— Task requirements —
Every line of the material is to be quoted verbatim, minus the pictures.
══ Supplied material ══
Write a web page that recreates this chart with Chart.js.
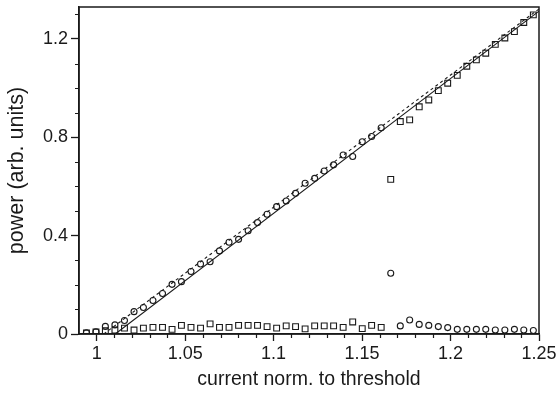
<!DOCTYPE html>
<html>
<head>
<meta charset="utf-8">
<script src="https://cdn.jsdelivr.net/npm/chart.js@4/dist/chart.umd.min.js"></script>
<style>
  html, body { margin: 0; padding: 0; background: #fff; }
  #wrap { width: 559px; height: 393px; }
</style>
</head>
<body>
<div id="wrap"><canvas id="c" width="559" height="393"></canvas></div>
<script>
// ---- data ----
const currentNorm = [0.9942, 0.9996, 1.0049, 1.0103, 1.0157, 1.0211, 1.0264, 1.0318, 1.0372, 1.0426,
  1.0479, 1.0533, 1.0587, 1.0641, 1.0694, 1.0748, 1.0802, 1.0856, 1.0909, 1.0963,
  1.1017, 1.1071, 1.1124, 1.1178, 1.1232, 1.1286, 1.1339, 1.1393, 1.1447, 1.1501,
  1.1554, 1.1608, 1.1662, 1.1716, 1.1769, 1.1823, 1.1877, 1.1931, 1.1984, 1.2038,
  1.2092, 1.2146, 1.2199, 1.2253, 1.2307, 1.2361, 1.2414, 1.2468];
const circlePower = [0.005, 0.009, 0.031, 0.037, 0.055, 0.091, 0.108, 0.136, 0.165, 0.202,
  0.213, 0.254, 0.285, 0.294, 0.338, 0.373, 0.385, 0.420, 0.453, 0.487,
  0.518, 0.541, 0.572, 0.613, 0.633, 0.663, 0.688, 0.728, 0.722, 0.782,
  0.803, 0.839, 0.247, 0.033, 0.057, 0.039, 0.035, 0.030, 0.026, 0.019,
  0.019, 0.019, 0.019, 0.016, 0.016, 0.019, 0.016, 0.014];
const squarePower = [0.004, 0.008, 0.013, 0.016, 0.024, 0.016, 0.024, 0.027, 0.027, 0.019,
  0.035, 0.027, 0.024, 0.041, 0.027, 0.027, 0.035, 0.035, 0.035, 0.030,
  0.024, 0.033, 0.030, 0.021, 0.033, 0.033, 0.033, 0.027, 0.049, 0.022,
  0.035, 0.027, 0.629, 0.864, 0.871, 0.924, 0.952, 0.990, 1.020, 1.052,
  1.089, 1.115, 1.142, 1.178, 1.204, 1.230, 1.267, 1.298];
const solidFitX = [1.0105, 1.25];
const solidFitY = [0, 1.313];
const dashedFitX = [1.004, 1.25];
const dashedFitY = [0, 1.322];
const xMajorTicks = [1, 1.05, 1.1, 1.15, 1.2, 1.25];
const xMinorTicks = [1.01, 1.02, 1.03, 1.04, 1.06, 1.07, 1.08, 1.09, 1.11, 1.12, 1.13, 1.14,
  1.16, 1.17, 1.18, 1.19, 1.21, 1.22, 1.23, 1.24];
const yMajorTicks = [0, 0.4, 0.8, 1.2];
const yMinorTicks = [0.1, 0.2, 0.3, 0.5, 0.6, 0.7, 0.9, 1.0, 1.1, 1.3];
const xTitle = 'current norm. to threshold';
const yTitle = 'power (arb. units)';

const INK = '#1a1a1a';
const pts = (xs, ys) => xs.map((x, i) => ({ x, y: ys[i] }));

const framePlugin = {
  id: 'frameAndMinor',
  afterDraw(chart) {
    const { ctx, chartArea: a, scales: { x, y } } = chart;
    ctx.save();
    ctx.strokeStyle = INK;
    ctx.lineWidth = 1.5;
    ctx.strokeRect(a.left, a.top, a.right - a.left, a.bottom - a.top);
    ctx.lineWidth = 1.2;
    ctx.beginPath();
    for (const v of xMinorTicks) {
      const px = Math.round(x.getPixelForValue(v)) + 0.5;
      ctx.moveTo(px, a.bottom); ctx.lineTo(px, a.bottom + 4);
    }
    for (const v of yMinorTicks) {
      const py = Math.round(y.getPixelForValue(v)) + 0.5;
      ctx.moveTo(a.left - 4, py); ctx.lineTo(a.left, py);
    }
    ctx.stroke();
    ctx.restore();
  }
};

new Chart(document.getElementById('c'), {
  type: 'scatter',
  data: {
    datasets: [
      { label: 'fit', data: pts(solidFitX, solidFitY), showLine: true, borderColor: INK,
        borderWidth: 1.1, pointRadius: 0, fill: false },
      { label: 'fit2', data: pts(dashedFitX, dashedFitY), showLine: true, borderColor: INK,
        borderWidth: 1.1, borderDash: [3, 3], pointRadius: 0, fill: false },
      { label: 'circles', data: pts(currentNorm, circlePower), pointStyle: 'circle',
        pointRadius: 3, borderColor: INK, borderWidth: 1.1, backgroundColor: 'rgba(0,0,0,0)' },
      { label: 'squares', data: pts(currentNorm, squarePower), pointStyle: 'rect',
        pointRadius: 4.1, borderColor: INK, borderWidth: 1.1, backgroundColor: 'rgba(0,0,0,0)' }
    ]
  },
  options: {
    responsive: false,
    animation: false,
    events: [],
    layout: { padding: { left: 0, right: 20, top: 7, bottom: 0 } },
    plugins: { legend: { display: false }, tooltip: { enabled: false } },
    scales: {
      x: {
        type: 'linear', min: 0.99, max: 1.25,
        afterBuildTicks: (s) => { s.ticks = xMajorTicks.map(v => ({ value: v })); },
        afterFit: (s) => { s.height = 59; s.paddingLeft = 0; s.paddingRight = 0; },
        ticks: { color: INK, padding: 2, font: { family: 'Liberation Sans', size: 18 },
          callback: (v) => String(+Number(v).toFixed(2)), maxRotation: 0, autoSkip: false },
        grid: { drawOnChartArea: false, drawTicks: true, tickLength: 7, tickColor: INK, tickWidth: 1.3 },
        border: { color: INK, width: 1.5 },
        title: { display: true, text: xTitle, color: INK,
          font: { family: 'Liberation Sans', size: 19.5 }, padding: { top: 0, bottom: 2 } }
      },
      y: {
        type: 'linear', min: 0, max: 1.33,
        afterBuildTicks: (s) => { s.ticks = yMajorTicks.map(v => ({ value: v })); },
        afterFit: (s) => { s.width = 79; s.paddingTop = 0; s.paddingBottom = 0; },
        ticks: { color: INK, padding: 3, font: { family: 'Liberation Sans', size: 18 },
          callback: (v) => String(+Number(v).toFixed(2)), autoSkip: false },
        grid: { drawOnChartArea: false, drawTicks: true, tickLength: 8, tickColor: INK, tickWidth: 1.3 },
        border: { color: INK, width: 1.5 },
        title: { display: true, text: yTitle, color: INK,
          font: { family: 'Liberation Sans', size: 21.5 }, padding: { top: 4, bottom: 0 } }
      }
    }
  },
  plugins: [framePlugin]
});
</script>
</body>
</html>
═══
— Full answer —
Write a web page that recreates this chart with Chart.js.
<!DOCTYPE html>
<html>
<head>
<meta charset="utf-8">
<script src="https://cdn.jsdelivr.net/npm/chart.js@4/dist/chart.umd.min.js"></script>
<style>
  html, body { margin: 0; padding: 0; background: #fff; }
  #wrap { width: 559px; height: 393px; }
</style>
</head>
<body>
<div id="wrap"><canvas id="c" width="559" height="393"></canvas></div>
<script>
// ---- data ----
const currentNorm = [0.9942, 0.9996, 1.0049, 1.0103, 1.0157, 1.0211, 1.0264, 1.0318, 1.0372, 1.0426,
  1.0479, 1.0533, 1.0587, 1.0641, 1.0694, 1.0748, 1.0802, 1.0856, 1.0909, 1.0963,
  1.1017, 1.1071, 1.1124, 1.1178, 1.1232, 1.1286, 1.1339, 1.1393, 1.1447, 1.1501,
  1.1554, 1.1608, 1.1662, 1.1716, 1.1769, 1.1823, 1.1877, 1.1931, 1.1984, 1.2038,
  1.2092, 1.2146, 1.2199, 1.2253, 1.2307, 1.2361, 1.2414, 1.2468];
const circlePower = [0.005, 0.009, 0.031, 0.037, 0.055, 0.091, 0.108, 0.136, 0.165, 0.202,
  0.213, 0.254, 0.285, 0.294, 0.338, 0.373, 0.385, 0.420, 0.453, 0.487,
  0.518, 0.541, 0.572, 0.613, 0.633, 0.663, 0.688, 0.728, 0.722, 0.782,
  0.803, 0.839, 0.247, 0.033, 0.057, 0.039, 0.035, 0.030, 0.026, 0.019,
  0.019, 0.019, 0.019, 0.016, 0.016, 0.019, 0.016, 0.014];
const squarePower = [0.004, 0.008, 0.013, 0.016, 0.024, 0.016, 0.024, 0.027, 0.027, 0.019,
  0.035, 0.027, 0.024, 0.041, 0.027, 0.027, 0.035, 0.035, 0.035, 0.030,
  0.024, 0.033, 0.030, 0.021, 0.033, 0.033, 0.033, 0.027, 0.049, 0.022,
  0.035, 0.027, 0.629, 0.864, 0.871, 0.924, 0.952, 0.990, 1.020, 1.052,
  1.089, 1.115, 1.142, 1.178, 1.204, 1.230, 1.267, 1.298];
const solidFitX = [1.0105, 1.25];
const solidFitY = [0, 1.313];
const dashedFitX = [1.004, 1.25];
const dashedFitY = [0, 1.322];
const xMajorTicks = [1, 1.05, 1.1, 1.15, 1.2, 1.25];
const xMinorTicks = [1.01, 1.02, 1.03, 1.04, 1.06, 1.07, 1.08, 1.09, 1.11, 1.12, 1.13, 1.14,
  1.16, 1.17, 1.18, 1.19, 1.21, 1.22, 1.23, 1.24];
const yMajorTicks = [0, 0.4, 0.8, 1.2];
const yMinorTicks = [0.1, 0.2, 0.3, 0.5, 0.6, 0.7, 0.9, 1.0, 1.1, 1.3];
const xTitle = 'current norm. to threshold';
const yTitle = 'power (arb. units)';

const INK = '#1a1a1a';
const pts = (xs, ys) => xs.map((x, i) => ({ x, y: ys[i] }));

const framePlugin = {
  id: 'frameAndMinor',
  afterDraw(chart) {
    const { ctx, chartArea: a, scales: { x, y } } = chart;
    ctx.save();
    ctx.strokeStyle = INK;
    ctx.lineWidth = 1.5;
    ctx.strokeRect(a.left, a.top, a.right - a.left, a.bottom - a.top);
    ctx.lineWidth = 1.2;
    ctx.beginPath();
    for (const v of xMinorTicks) {
      const px = Math.round(x.getPixelForValue(v)) + 0.5;
      ctx.moveTo(px, a.bottom); ctx.lineTo(px, a.bottom + 4);
    }
    for (const v of yMinorTicks) {
      const py = Math.round(y.getPixelForValue(v)) + 0.5;
      ctx.moveTo(a.left - 4, py); ctx.lineTo(a.left, py);
    }
    ctx.stroke();
    ctx.restore();
  }
};

new Chart(document.getElementById('c'), {
  type: 'scatter',
  data: {
    datasets: [
      { label: 'fit', data: pts(solidFitX, solidFitY), showLine: true, borderColor: INK,
        borderWidth: 1.1, pointRadius: 0, fill: false },
      { label: 'fit2', data: pts(dashedFitX, dashedFitY), showLine: true, borderColor: INK,
        borderWidth: 1.1, borderDash: [3, 3], pointRadius: 0, fill: false },
      { label: 'circles', data: pts(currentNorm, circlePower), pointStyle: 'circle',
        pointRadius: 3, borderColor: INK, borderWidth: 1.1, backgroundColor: 'rgba(0,0,0,0)' },
      { label: 'squares', data: pts(currentNorm, squarePower), pointStyle: 'rect',
        pointRadius: 4.1, borderColor: INK, borderWidth: 1.1, backgroundColor: 'rgba(0,0,0,0)' }
    ]
  },
  options: {
    responsive: false,
    animation: false,
    events: [],
    layout: { padding: { left: 0, right: 20, top: 7, bottom: 0 } },
    plugins: { legend: { display: false }, tooltip: { enabled: false } },
    scales: {
      x: {
        type: 'linear', min: 0.99, max: 1.25,
        afterBuildTicks: (s) => { s.ticks = xMajorTicks.map(v => ({ value: v })); },
        afterFit: (s) => { s.height = 59; s.paddingLeft = 0; s.paddingRight = 0; },
        ticks: { color: INK, padding: 2, font: { family: 'Liberation Sans', size: 18 },
          callback: (v) => String(+Number(v).toFixed(2)), maxRotation: 0, autoSkip: false },
        grid: { drawOnChartArea: false, drawTicks: true, tickLength: 7, tickColor: INK, tickWidth: 1.3 },
        border: { color: INK, width: 1.5 },
        title: { display: true, text: xTitle, color: INK,
          font: { family: 'Liberation Sans', size: 19.5 }, padding: { top: 0, bottom: 2 } }
      },
      y: {
        type: 'linear', min: 0, max: 1.33,
        afterBuildTicks: (s) => { s.ticks = yMajorTicks.map(v => ({ value: v })); },
        afterFit: (s) => { s.width = 79; s.paddingTop = 0; s.paddingBottom = 0; },
        ticks: { color: INK, padding: 3, font: { family: 'Liberation Sans', size: 18 },
          callback: (v) => String(+Number(v).toFixed(2)), autoSkip: false },
        grid: { drawOnChartArea: false, drawTicks: true, tickLength: 8, tickColor: INK, tickWidth: 1.3 },
        border: { color: INK, width: 1.5 },
        title: { display: true, text: yTitle, color: INK,
          font: { family: 'Liberation Sans', size: 21.5 }, padding: { top: 4, bottom: 0 } }
      }
    }
  },
  plugins: [framePlugin]
});
</script>
</body>
</html>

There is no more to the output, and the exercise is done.